The question above is about my two cats that I got from a rescue centre about 8 years ago. One of them never retracts any of his claws they are all permanently out. I didn't realise this was a problem until I came across (by accident) a website that said that this could be signs of an underlying health condition, so I'm a bit worried now!

Vic doesn't appear to retract any of his claws at all, but his brother Bob retracts his front claws but not his back ones... 

Has anyone seen this before? I think I'm more aware of it at the moment because Vic does not go out as much as his bro and I've noticed that his back claws probably need a little trim, but the rest of them don't appear to be overgrown.

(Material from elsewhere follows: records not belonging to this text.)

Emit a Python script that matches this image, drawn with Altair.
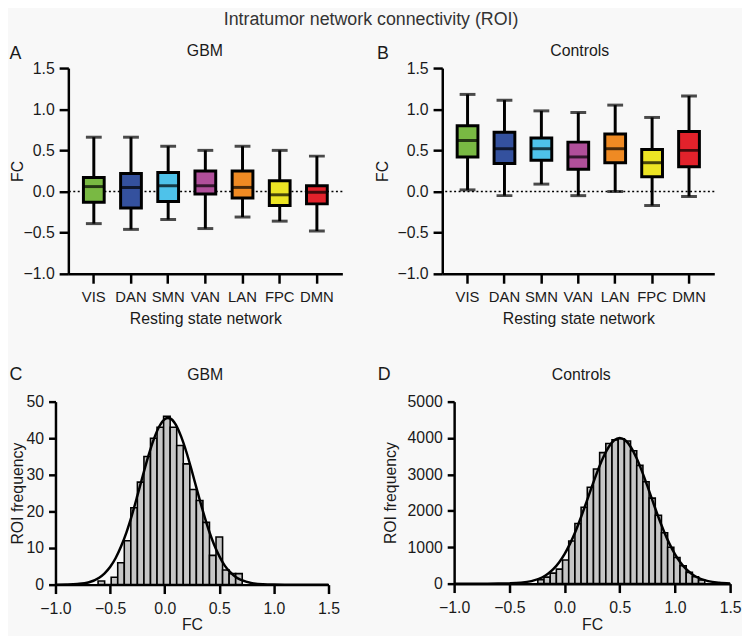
import altair as alt
import pandas as pd

FONT = "Liberation Sans"
INK = "#1a1a1a"
BG = "#f8f8f8"

# ---------------- data ----------------
main_title = "Intratumor network connectivity (ROI)"
networks = ["VIS", "DAN", "SMN", "VAN", "LAN", "FPC", "DMN"]
network_colors = ["#79b943", "#34519e", "#4ec2ea", "#b04f9a", "#ef8a23", "#ece424", "#e2222b"]

gbm_min = [-0.39, -0.46, -0.34, -0.45, -0.31, -0.36, -0.48]
gbm_q1 = [-0.13, -0.20, -0.12, -0.03, -0.08, -0.17, -0.15]
gbm_med = [0.06, 0.05, 0.07, 0.07, 0.05, -0.04, -0.01]
gbm_q3 = [0.17, 0.22, 0.23, 0.25, 0.25, 0.13, 0.07]
gbm_max = [0.66, 0.66, 0.55, 0.50, 0.55, 0.50, 0.43]

ctl_min = [0.02, -0.05, 0.09, -0.05, 0.00, -0.17, -0.06]
ctl_q1 = [0.42, 0.34, 0.38, 0.27, 0.35, 0.18, 0.30]
ctl_med = [0.62, 0.52, 0.52, 0.42, 0.52, 0.35, 0.50]
ctl_q3 = [0.80, 0.72, 0.65, 0.60, 0.70, 0.51, 0.73]
ctl_max = [1.18, 1.11, 0.98, 0.96, 1.05, 0.90, 1.16]

gbm_bin_width = 0.06
gbm_bin_centers = [-0.58, -0.52, -0.46, -0.40, -0.34, -0.28, -0.22, -0.16, -0.10, -0.04, 0.02,
                   0.08, 0.14, 0.20, 0.26, 0.32, 0.38, 0.44, 0.50, 0.56, 0.62, 0.68]
gbm_bin_counts = [1, 0, 2, 6, 12, 21, 28, 35, 40, 43, 46, 43, 38, 33, 26, 23, 17, 8, 13, 4, 3, 3]

gbm_fit_x = [-1.0, -0.9, -0.8, -0.7, -0.6, -0.55, -0.5, -0.45, -0.4, -0.35, -0.3, -0.25, -0.2,
             -0.15, -0.1, -0.05, 0.0, 0.03, 0.05, 0.1, 0.15, 0.2, 0.25, 0.3, 0.35, 0.4, 0.45,
             0.5, 0.55, 0.6, 0.65, 0.7, 0.8, 0.9, 1.0, 1.1, 1.2, 1.3, 1.4, 1.5]
gbm_fit_y = [0.0, 0.05, 0.2, 0.6, 1.9, 3.1, 4.8, 7.2, 10.4, 14.3, 19.0, 24.3, 29.8,
             35.1, 39.7, 43.2, 45.2, 45.5, 45.4, 43.8, 40.5, 36.1, 30.9, 25.4, 20.1, 15.2, 11.1,
             7.8, 5.2, 3.4, 2.1, 1.3, 0.4, 0.1, 0.02, 0.0, 0.0, 0.0, 0.0, 0.0]

ctl_bin_width = 0.056
ctl_bin_centers = [-0.214, -0.158, -0.102, -0.046, 0.010, 0.066, 0.122, 0.178, 0.234, 0.290,
                   0.346, 0.402, 0.458, 0.514, 0.570, 0.626, 0.682, 0.738, 0.794, 0.850,
                   0.906, 0.962, 1.018, 1.074, 1.130, 1.186, 1.242]
ctl_bin_counts = [110, 180, 290, 400, 650, 1170, 1650, 2100, 2650, 3150,
                  3600, 3850, 3950, 3980, 3920, 3650, 3250, 2800, 2350, 1880,
                  1400, 1000, 720, 490, 310, 190, 100]

ctl_fit_x = [-1.0, -0.9, -0.8, -0.7, -0.6, -0.5, -0.4, -0.3, -0.2, -0.15, -0.1, -0.05, 0.0,
             0.05, 0.1, 0.15, 0.2, 0.25, 0.3, 0.35, 0.4, 0.45, 0.5, 0.55, 0.6, 0.65, 0.7,
             0.75, 0.8, 0.85, 0.9, 0.95, 1.0, 1.05, 1.1, 1.15, 1.2, 1.3, 1.4, 1.5]
ctl_fit_y = [0, 0, 0, 0, 2, 7, 23, 68, 176, 270, 403, 581, 812,
             1100, 1442, 1832, 2253, 2685, 3099, 3465, 3753, 3937, 4000, 3937, 3753, 3465, 3099,
             2685, 2253, 1832, 1442, 1100, 812, 581, 403, 270, 176, 68, 23, 7]

fc_ticks = [-1.0, -0.5, 0.0, 0.5, 1.0, 1.5]


def text_layer(label, size, x, y, align, color=INK):
    return alt.Chart(pd.DataFrame({"t": [label]})).mark_text(
        font=FONT, fontSize=size, color=color, align=align, baseline="alphabetic"
    ).encode(text="t:N", x=alt.value(x), y=alt.value(y))


def spacer(w):
    return alt.Chart(pd.DataFrame({"t": [""]})).mark_text(fontSize=1).encode(
        text="t:N", x=alt.value(0), y=alt.value(0)).properties(width=w, height=1)


def box_panel(letter, title, mins, q1, med, q3, maxs, width, letter_x, title_x, ytitle_x):
    height = 208
    df = pd.DataFrame({"net": networks, "lo": mins, "q1": q1, "med": med,
                       "q3": q3, "hi": maxs, "fill": network_colors})
    yscale = alt.Scale(domain=[-1.0, 1.5], nice=False, zero=False)
    x = alt.X("net:N", sort=networks,
              scale=alt.Scale(paddingInner=0.3, paddingOuter=0.335),
              axis=alt.Axis(title="Resting state network", labelAngle=0, labelFontSize=15,
                            labelPadding=6.5, tickSize=9.5, titleFontSize=16,
                            titleX=width / 2, titleY=37.5, titleBaseline="top",
                            titleAlign="center", titleFontWeight="normal"))
    yaxis = alt.Axis(title="FC", values=fc_ticks, format=".1f", labelFontSize=16,
                     labelPadding=5, tickSize=9.3, titleFontSize=16, labelFlush=False,
                     labelOverlap=False, titleX=ytitle_x, titleY=height / 2, titleAngle=270,
                     titleBaseline="bottom", titleAlign="center", titleFontWeight="normal")

    def Y(field):
        return alt.Y(field, scale=yscale, axis=yaxis)

    base = alt.Chart(df)
    zero = alt.Chart(pd.DataFrame({"z": [0.0]})).mark_rule(
        color="black", strokeWidth=1.6, strokeDash=[2, 2.5]
    ).encode(y=Y("z:Q"))
    whisk = base.mark_rule(color="black", strokeWidth=3).encode(x=x, y=Y("lo:Q"), y2="hi:Q")
    box = base.mark_bar(size=21, stroke="black", strokeWidth=3).encode(
        x=x, y=Y("q1:Q"), y2="q3:Q", fill=alt.Fill("fill:N", scale=None))
    median = base.mark_tick(color="black", thickness=3, size=21).encode(x=x, y=Y("med:Q"))
    cap_hi = base.mark_tick(color="black", thickness=3, size=16).encode(x=x, y=Y("hi:Q"))
    cap_lo = base.mark_tick(color="black", thickness=3, size=16).encode(x=x, y=Y("lo:Q"))
    return alt.layer(
        zero, whisk, box, median, cap_hi, cap_lo,
        text_layer(letter, 18, letter_x, -9.3, "left"),
        text_layer(title, 16, title_x, -12.6, "center"),
    ).properties(width=width, height=height)


def hist_panel(letter, title, centers, counts, bw, fit_x, fit_y, ymax, ystep, width, height,
               letter_x, letter_y, title_x, title_y, ytitle_x, xtitle_y):
    bars = pd.DataFrame({"lo": [c - bw / 2 for c in centers],
                         "hi": [c + bw / 2 for c in centers],
                         "n": counts, "base": [0] * len(counts)})
    xs = alt.Scale(domain=[-1.0, 1.5], nice=False, zero=False)
    ys = alt.Scale(domain=[0, ymax], nice=False)
    xaxis = alt.Axis(title="FC", values=fc_ticks, format=".1f", labelFontSize=16,
                     labelPadding=7, tickSize=9, labelFlush=False, labelOverlap=False,
                     titleFontSize=16, titleX=width / 2, titleY=xtitle_y, titleBaseline="top",
                     titleAlign="center", titleFontWeight="normal")
    yaxis = alt.Axis(title="ROI frequency", values=list(range(0, ymax + 1, ystep)), format="d",
                     labelFontSize=16, labelPadding=5, tickSize=7, labelFlush=False,
                     labelOverlap=False, titleFontSize=16, titleX=ytitle_x, titleY=height / 2,
                     titleAngle=270, titleBaseline="bottom", titleAlign="center",
                     titleFontWeight="normal")
    bar = alt.Chart(bars).mark_bar(fill="#c6c6c6", stroke="black", strokeWidth=1.6).encode(
        x=alt.X("lo:Q", scale=xs, axis=xaxis), x2="hi:Q",
        y=alt.Y("n:Q", scale=ys, axis=yaxis), y2="base:Q")
    curve = alt.Chart(pd.DataFrame({"x": fit_x, "y": fit_y})).mark_line(
        color="black", strokeWidth=2.5, interpolate="monotone"
    ).encode(x=alt.X("x:Q", scale=xs, axis=xaxis), y=alt.Y("y:Q", scale=ys, axis=yaxis))
    return alt.layer(
        bar, curve,
        text_layer(letter, 18, letter_x, letter_y, "left"),
        text_layer(title, 16, title_x, title_y, "center"),
    ).properties(width=width, height=height)


panel_a = box_panel("A", "GBM", gbm_min, gbm_q1, gbm_med, gbm_q3, gbm_max,
                    width=277, letter_x=-59.5, title_x=138, ytitle_x=-43.5)
panel_b = box_panel("B", "Controls", ctl_min, ctl_q1, ctl_med, ctl_q3, ctl_max,
                    width=275, letter_x=-66, title_x=139, ytitle_x=-52.6)
panel_c = hist_panel("C", "GBM", gbm_bin_centers, gbm_bin_counts, gbm_bin_width,
                     gbm_fit_x, gbm_fit_y, 50, 10, width=276, height=185,
                     letter_x=-46.5, letter_y=-22, title_x=151.3, title_y=-22,
                     ytitle_x=-30.5, xtitle_y=32)
panel_d = hist_panel("D", "Controls", ctl_bin_centers, ctl_bin_counts, ctl_bin_width,
                     ctl_fit_x, ctl_fit_y, 5000, 1000, width=279, height=184,
                     letter_x=-77.3, letter_y=-21.5, title_x=128.4, title_y=-21.5,
                     ytitle_x=-56.6, xtitle_y=33)

row1 = alt.hconcat(spacer(1), panel_a, spacer(31), panel_b, spacing=0)
row2 = alt.hconcat(spacer(1), panel_c, spacer(37), panel_d, spacing=0)
grid = alt.vconcat(row1, row2, spacing=39.2)

title_chart = text_layer(main_title, 18, 367, 0, "center", color="#333333").properties(
    width=1, height=1)

chart = alt.vconcat(title_chart, grid, spacing=13.3).properties(
    padding=0,
    background=BG,
).configure_view(stroke=None).configure_axis(
    domainColor="black", domainWidth=2.5, tickColor="black", tickWidth=2.5,
    labelColor=INK, titleColor=INK, labelFont=FONT, titleFont=FONT, grid=False,
)

chart.save("out.html", embed_options={"renderer": "svg", "actions": False})
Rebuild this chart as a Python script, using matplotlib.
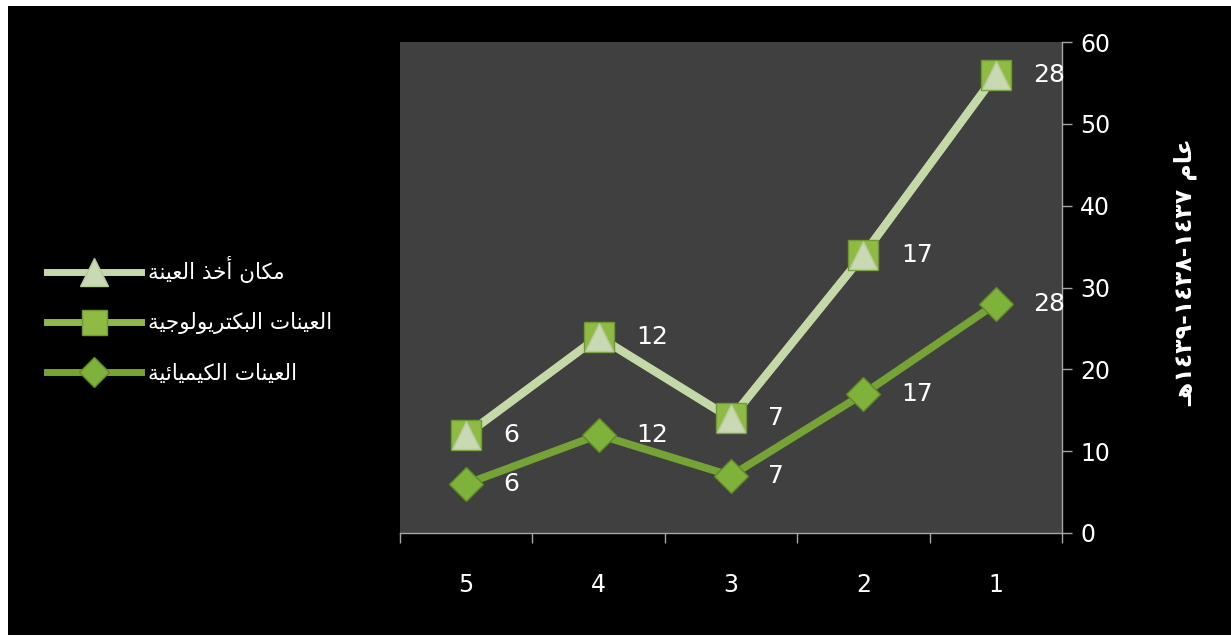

Any advice would be appreciated.


----------



## canuckjill (Jun 25, 2008)

Sorry I can't give any advice. This year my cat stopped retracting her claws but she's almost 16 yrs old so I believe with her its just an age thing....Jill


----------



## magisragis (Feb 10, 2010)

Hi

I had a moggy that could not retract her claws. She was polydactyl and was also dual clawed. So, for each toe she had two claws. It was just a genetic anomalie. After she got out of kittenhood she did manage her claws very well. She learnt to cope with them. She could have had surgery but it would not have been very pleasant and would have been very painfull and it was only for my benefit. She was my witches cat.

Margaret


----------



## doogpoh (Jan 8, 2010)

What breeds are they i know siamese cats don't retract there back claws and there front ones only a bit. is it possible your cat has siamese in him?


----------



## starbar (Feb 12, 2010)

I dont think they are any particular breed. Both jet black, but getting the odd gray hair here and there now!! 

They are about 10 years old now, but their claws have always been like that since I got them 8 years ago. The only information the rescue place had about them was that their previous owners had been evicted and had abandoned them.  And that they had to rehomed together. Vic needs Bob, rather than the other way round.

Vic the one who none of his claws retract, has severe abondonment issues!! Doesn't like to be left alone at all, not cat like at all from my experience of cats!


----------



## thedeans (Apr 8, 2009)

my oldie doesn't retract hers either and kept getting stuck in the carpet - so I trim them for her with clippers - this can only be done on indoor cats thou as they can't climb once they are clipped as they can't "dig" in to things to get out of the way of danger - Might just be worth mentioning to your vet at next check up


----------



## starbar (Feb 12, 2010)

Yeah, I will. Can they just have the back ones done? Vic does occasionally go out, but they are so long on the back ones now that I can hear him clip clopping round the house. I've got laminate floors, but I'm sure they aren't supposed to be as long as that, the front ones aren't quite as bad. 
But he does dig on the back door rug and the last scratching post he had before he broke it, to sort them out!

Wouldn't want to do it though if its going to cause him problems even if he limits himself to only 15 minutes of outside time a day. 

I'm wondering now if the non retracting claws are the reason why he has always been so clumsy!! We've always called him a "dog-cat" cos he seems to have no grace or ability to judge distance, falls off window ledges, roofs etc.


----------